Манфред, смерив напоследок Пауля недобрым взглядом, надел шляпу и удалился. Алиса молча двинулась по центральной аллее кладбища, Пауль шел рядом. Глаза их встретились; этот взгляд был мимолетным, но при этом полным чувств и боли. Она не хотела повторить это еще раз, поэтому предпочитала идти на шаг впереди, лишь бы не встречаться с ним взглядом.

- Итак, ты вернулся.

- Я вернулся на прошлой неделе, после того, как напал на след, но всё пошло не так. А вчера я встретил одного из знакомых твоего отца, и он сообщил мне о случившемся. Видимо, за эти годы вы с ним помирились.

- В некоторых случаях лучше сохранять дистанцию.

- Понятно.

Зачем я это сказала? Теперь он подумает, что это про него. Но и исправить оплошность нельзя. Что я теперь скажу?
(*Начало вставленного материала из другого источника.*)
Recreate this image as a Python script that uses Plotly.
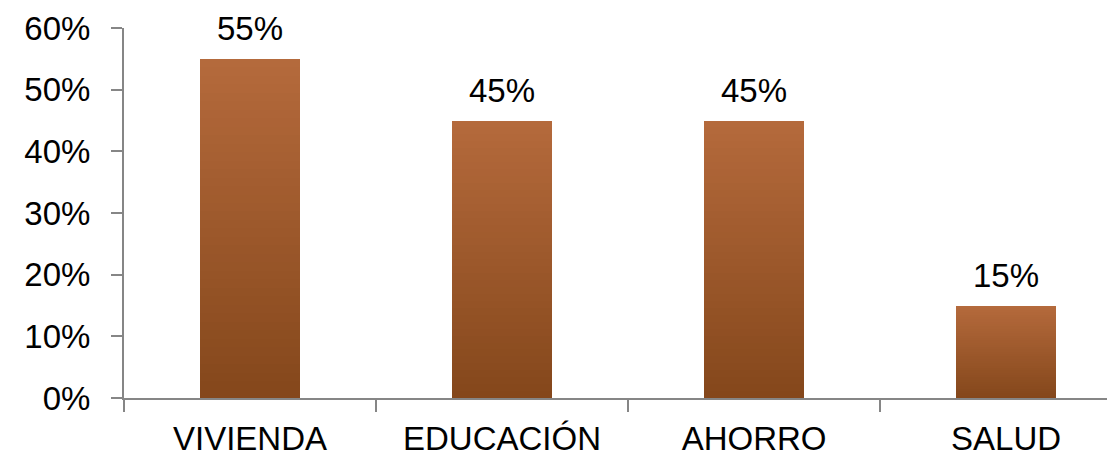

- Как твое путешествие, Пауль? Нашел то, что искал?

- Нет.

Скажи, что твой отъезд был ошибкой, черт тебя подери. Скажи, что ты ошибся, и я признаю свои ошибки и твои, и снова упаду в твои объятья. Скажи это!

- Вообще-то я решил бросить это дело, - продолжил Пауль. - У меня не осталось выхода, ни единого следа, никакого иного выбора. У меня нет семьи, денег, профессии, даже нет ни гроша, чтобы вернуться обратно, потому что то, что я здесь обнаружил, это не Германия.

Алиса остановилась и в первый раз посмотрела на него вблизи. Удивительно, но его лицо почти не изменилось. Черты немного огрубели, вокруг глаз залегли круги, он набрал вес, но это по-прежнему был Пауль. Ее Пауль.

- Это правда, что ты мне писал?

- Много раз. Я писал на адрес пансиона, где ты жила, и даже на адрес твоего отца.

Еще кое-что, за что можно сказать отцу спасибо.

- И что? Что ты будешь делать? - спросила она, и не могла сдержать дрожи в голосе, ее губы тоже дрожали. Возможно, ее тело передаст ему сообщение, которое она сама не осмеливалась произнести. И оно дошло до места назначения, хотя бы частично, потому что когда Пауль ответил, он тоже сделал это с чувством.

- Я собирался вернуться в Африку, Алиса. Но когда узнал, что случилось с твоим отцом, решил...

- И что же ты решил?

- Не пойми меня неправильно, но мне бы хотелось поговорить с тобой по душам, рассказать, как я провел все эти годы.

- Не думаю, что это хорошая мысль, - заставила себя сказать Алиса.

- Алиса, я знаю, что не имею никакого права входить в твою жизнь, когда мне взбредет в голову. Я... Я совершил огромную ошибку, когда уехал, чудовищную ошибку, и стыжусь этого. Мне стоило больших усилий это признать, и прошу тебя лишь как-нибудь выпить со мной кофе.

А если я скажу, что у тебя есть сын, Пауль? Чудесный мальчик с голубыми глазами, как у тебя, белокурый и упрямый, как его отец? Как ты поступишь, Пауль? А если я впущу тебя в нашу жизнь, а потом всё плохо закончится? Хотя я так тебя люблю, мои душа и тело так тебя желают, но я не могу позволить, чтобы ты причинил ему боль.

- Мне нужно подумать.

Он улыбнулся, и вокруг его глаз собрались мелкие морщинки, которых Алиса не помнила.

- Я буду ждать, - сказал Пауль, протягивая ей бумажку с адресом. - Буду ждать, сколько потребуется.

Алиса взяла записку, на миг слегка коснувшись пальцами его ладони.

- Хорошо, Пауль. Но я ничего не обещаю. А теперь уходи.

Пауль, болезненно переживая такое резкое прощание, ушел, не проронив ни слова.

Пока он удалялся, Алиса молилась, чтобы он не обернулся и не увидел, как дрожат ее ноги.